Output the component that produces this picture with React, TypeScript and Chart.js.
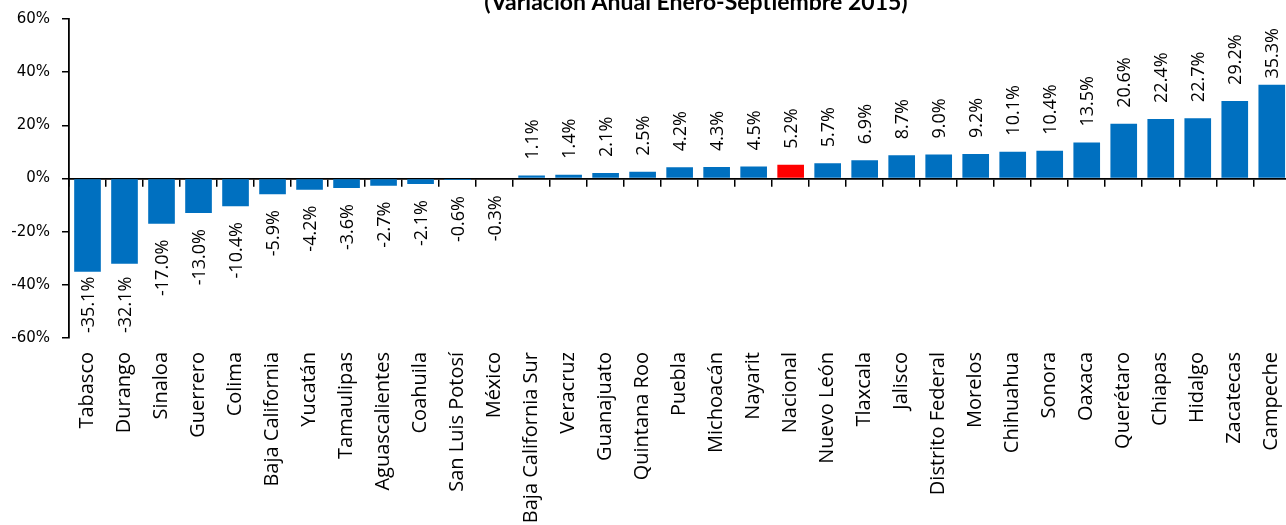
import React, { useEffect, useRef } from 'react';
import { Chart, registerables } from 'chart.js';

Chart.register(...registerables);

const titleText = '(Variación Anual Enero-Septiembre 2015)';

const categories = [
  'Tabasco', 'Durango', 'Sinaloa', 'Guerrero', 'Colima', 'Baja California', 'Yucatán',
  'Tamaulipas', 'Aguascalientes', 'Coahuila', 'San Luis Potosí', 'México',
  'Baja California Sur', 'Veracruz', 'Guanajuato', 'Quintana Roo', 'Puebla', 'Michoacán',
  'Nayarit', 'Nacional', 'Nuevo León', 'Tlaxcala', 'Jalisco', 'Distrito Federal', 'Morelos',
  'Chihuahua', 'Sonora', 'Oaxaca', 'Querétaro', 'Chiapas', 'Hidalgo', 'Zacatecas', 'Campeche',
];

const values = [
  -35.1, -32.1, -17.0, -13.0, -10.4, -5.9, -4.2,
  -3.6, -2.7, -2.1, -0.6, -0.3,
  1.1, 1.4, 2.1, 2.5, 4.2, 4.3,
  4.5, 5.2, 5.7, 6.9, 8.7, 9.0, 9.2,
  10.1, 10.4, 13.5, 20.6, 22.4, 22.7, 29.2, 35.3,
];

const highlightCategory = 'Nacional';
const yTickValues = [-60, -40, -20, 0, 20, 40, 60];

const BLUE = '#0070C0';
const RED = '#FF0000';

const CANVAS_W = 1310;
const CANVAS_H = 545;
const SHIFT_Y = 20;

const dataLabelPlugin = {
  id: 'dataLabels',
  afterDatasetsDraw(chart: any) {
    const ctx = chart.ctx;
    const area = chart.chartArea;
    const meta = chart.getDatasetMeta(0);
    ctx.save();
    ctx.font = '18px "Open Sans"';
    ctx.fillStyle = '#000';
    ctx.textBaseline = 'middle';
    meta.data.forEach((bar: any, i: number) => {
      const v = values[i];
      const text = v.toFixed(1) + '%';
      const w = ctx.measureText(text).width;
      const gap = 16;
      let anchor: number;
      ctx.save();
      if (v >= 0) {
        anchor = bar.y - gap;
        if (anchor - w < area.top + 9) anchor = area.top + 9 + w;
        ctx.translate(bar.x + 1, anchor);
        ctx.rotate(-Math.PI / 2);
        ctx.textAlign = 'left';
      } else {
        anchor = bar.y + gap;
        if (anchor + w > area.bottom - 5) anchor = area.bottom - 5 - w;
        ctx.translate(bar.x + 1, anchor);
        ctx.rotate(-Math.PI / 2);
        ctx.textAlign = 'right';
      }
      ctx.fillText(text, 0, 0);
      ctx.restore();
    });
    ctx.restore();
  },
};

const titlePlugin = {
  id: 'cutTitle',
  afterDraw(chart: any) {
    const ctx = chart.ctx;
    ctx.save();
    ctx.font = 'bold 23px Lato';
    ctx.fillStyle = '#000';
    ctx.textAlign = 'center';
    ctx.textBaseline = 'alphabetic';
    ctx.fillText(titleText, 696, 10 + SHIFT_Y);
    ctx.restore();
  },
};

function BarChart() {
  const ref = useRef<HTMLCanvasElement | null>(null);

  useEffect(() => {
    if (!ref.current) return;
    let chart: any = null;
    let cancelled = false;
    const build = () => {
      if (cancelled || !ref.current) return;
      const colors = categories.map((c) => (c === highlightCategory ? RED : BLUE));
      chart = new Chart(ref.current, {
        type: 'bar',
        data: {
          labels: categories,
          datasets: [
            {
              data: values,
              backgroundColor: colors,
              borderWidth: 0,
              barPercentage: 0.72,
              categoryPercentage: 1,
              xAxisID: 'x',
              yAxisID: 'y',
            },
          ],
        },
        options: {
          responsive: false,
          animation: false,
          devicePixelRatio: 1,
          layout: { padding: { top: 39, right: 15, left: 0, bottom: 0 } },
          plugins: {
            legend: { display: false },
            title: { display: false },
            tooltip: { enabled: false },
          },
          scales: {
            y: {
              type: 'linear',
              position: 'left',
              min: -60,
              max: 60,
              afterBuildTicks: (scale: any) => {
                scale.ticks = yTickValues.map((v) => ({ value: v }));
              },
              afterFit: (scale: any) => {
                scale.width = 69;
              },
              ticks: {
                callback: (v: any) => `${v}%`,
                font: { family: '"DejaVu Sans"', size: 15 },
                color: '#000',
                padding: 12,
              },
              grid: {
                display: true,
                drawOnChartArea: false,
                drawTicks: true,
                tickLength: 7,
                color: '#000',
                lineWidth: 1.5,
              },
              border: { display: true, color: '#000', width: 1.8 },
            },
            x: {
              type: 'category',
              position: { y: 0 },
              offset: true,
              ticks: { display: false },
              grid: {
                display: true,
                offset: true,
                drawOnChartArea: false,
                drawTicks: true,
                tickLength: 7,
                color: '#000',
                lineWidth: 1.5,
              },
              border: { display: true, color: '#000', width: 1.8 },
            },
            x2: {
              type: 'category',
              position: 'bottom',
              labels: categories,
              offset: true,
              afterFit: (scale: any) => {
                scale.height = CANVAS_H - (39 + 319);
              },
              grid: { display: false, drawTicks: false },
              border: { display: false },
              ticks: {
                autoSkip: false,
                minRotation: 90,
                maxRotation: 90,
                padding: 14,
                color: '#000',
                font: { family: '"Open Sans"', size: 20 },
              },
            },
          },
        },
        plugins: [dataLabelPlugin, titlePlugin],
      } as any);
    };
    const fontsApi: any = (document as any).fonts;
    if (fontsApi && fontsApi.load) {
      Promise.all([
        fontsApi.load('18px "Open Sans"'),
        fontsApi.load('20px "Open Sans"'),
        fontsApi.load('bold 23px Lato'),
        fontsApi.load('15px "DejaVu Sans"'),
      ])
        .catch(() => null)
        .then(build);
    } else {
      build();
    }
    return () => {
      cancelled = true;
      if (chart) chart.destroy();
    };
  }, []);

  return (
    <div
      style={{
        position: 'fixed',
        left: 0,
        top: 0,
        width: 1286,
        height: 525,
        overflow: 'hidden',
        background: '#fff',
      }}
    >
      <canvas
        ref={ref}
        width={CANVAS_W}
        height={CANVAS_H}
        style={{ position: 'absolute', left: 0, top: -SHIFT_Y, width: CANVAS_W, height: CANVAS_H }}
      />
    </div>
  );
}

export default function App() {
  return <BarChart />;
}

..........

#### Task details
Starting at the first line of the material, output exactly the lines up to and including the one with "const titleText = '(Variación". Do not include the pictures.

#### Worked solution
Output the component that produces this picture with React, TypeScript and Chart.js.
import React, { useEffect, useRef } from 'react';
import { Chart, registerables } from 'chart.js';

Chart.register(...registerables);

const titleText = '(Variación Anual Enero-Septiembre 2015)';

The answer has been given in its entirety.